:: PROVIDED MATERIAL ::
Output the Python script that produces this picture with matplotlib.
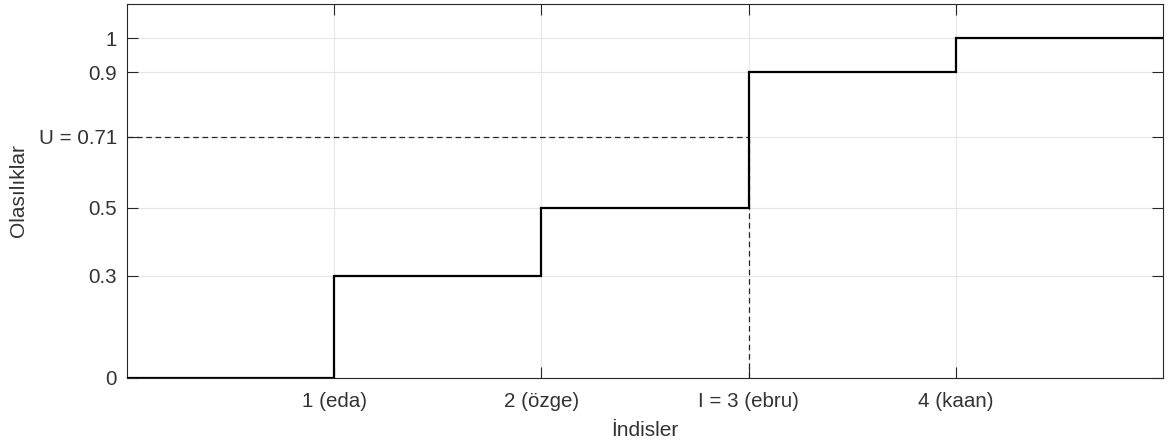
import numpy as np
import matplotlib.pyplot as plt

plt.rcParams['font.family'] = ['Liberation Sans', 'DejaVu Sans']

# cumulative probabilities per index
edges = [0, 1, 2, 3, 4, 5]
cum_probs = [0, 0.3, 0.5, 0.9, 1]
x_ticks = [1, 2, 3, 4]
x_labels = ['1 (eda)', '2 (özge)', 'I = 3 (ebru)', '4 (kaan)']
y_ticks = [0, 0.3, 0.5, 0.71, 0.9, 1]
y_labels = ['0', '0.3', '0.5', 'U = 0.71', '0.9', '1']
u_value = 0.71
i_value = 3

fig = plt.figure(figsize=(11.7, 4.41), dpi=100)
ax = fig.add_axes([0.1085, 0.1429, 0.8855, 0.848])

ax.stairs(cum_probs, edges, baseline=None, color='black', linewidth=1.6, zorder=3)
ax.plot([0, i_value], [u_value, u_value], color='#262626', linewidth=0.9, dashes=(4.5, 3))
ax.plot([i_value, i_value], [0, u_value], color='#262626', linewidth=0.9, dashes=(4.5, 3))

ax.set_xlim(0, 5)
ax.set_ylim(0, 1.1)
ax.set_xticks(x_ticks)
ax.set_xticklabels(x_labels)
ax.set_yticks(y_ticks)
ax.set_yticklabels(y_labels)
ax.grid(True, color='#e6e6e6', linewidth=0.8)
ax.set_axisbelow(True)
ax.tick_params(direction='in', length=8, width=0.8, colors='#262626', labelsize=14.8,
               labelcolor='#333333', top=True, right=True, pad=7)
ax.tick_params(axis='x', pad=10)
for s in ax.spines.values():
    s.set_color('#262626')
    s.set_linewidth(0.8)

ax.set_xlabel('İndisler', fontsize=15, color='#333333', labelpad=7)
ax.set_ylabel('Olasılıklar', fontsize=15, color='#333333', labelpad=8)

fig.savefig('out.png', dpi=100)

:: DIRECTION ::
Pictures stay out. Repeat only the lines from the beginning of the data through the line that has "s.set_linewidth(0.8)".

:: SOLUTION ::
Output the Python script that produces this picture with matplotlib.
import numpy as np
import matplotlib.pyplot as plt

plt.rcParams['font.family'] = ['Liberation Sans', 'DejaVu Sans']

# cumulative probabilities per index
edges = [0, 1, 2, 3, 4, 5]
cum_probs = [0, 0.3, 0.5, 0.9, 1]
x_ticks = [1, 2, 3, 4]
x_labels = ['1 (eda)', '2 (özge)', 'I = 3 (ebru)', '4 (kaan)']
y_ticks = [0, 0.3, 0.5, 0.71, 0.9, 1]
y_labels = ['0', '0.3', '0.5', 'U = 0.71', '0.9', '1']
u_value = 0.71
i_value = 3

fig = plt.figure(figsize=(11.7, 4.41), dpi=100)
ax = fig.add_axes([0.1085, 0.1429, 0.8855, 0.848])

ax.stairs(cum_probs, edges, baseline=None, color='black', linewidth=1.6, zorder=3)
ax.plot([0, i_value], [u_value, u_value], color='#262626', linewidth=0.9, dashes=(4.5, 3))
ax.plot([i_value, i_value], [0, u_value], color='#262626', linewidth=0.9, dashes=(4.5, 3))

ax.set_xlim(0, 5)
ax.set_ylim(0, 1.1)
ax.set_xticks(x_ticks)
ax.set_xticklabels(x_labels)
ax.set_yticks(y_ticks)
ax.set_yticklabels(y_labels)
ax.grid(True, color='#e6e6e6', linewidth=0.8)
ax.set_axisbelow(True)
ax.tick_params(direction='in', length=8, width=0.8, colors='#262626', labelsize=14.8,
               labelcolor='#333333', top=True, right=True, pad=7)
ax.tick_params(axis='x', pad=10)
for s in ax.spines.values():
    s.set_color('#262626')
    s.set_linewidth(0.8)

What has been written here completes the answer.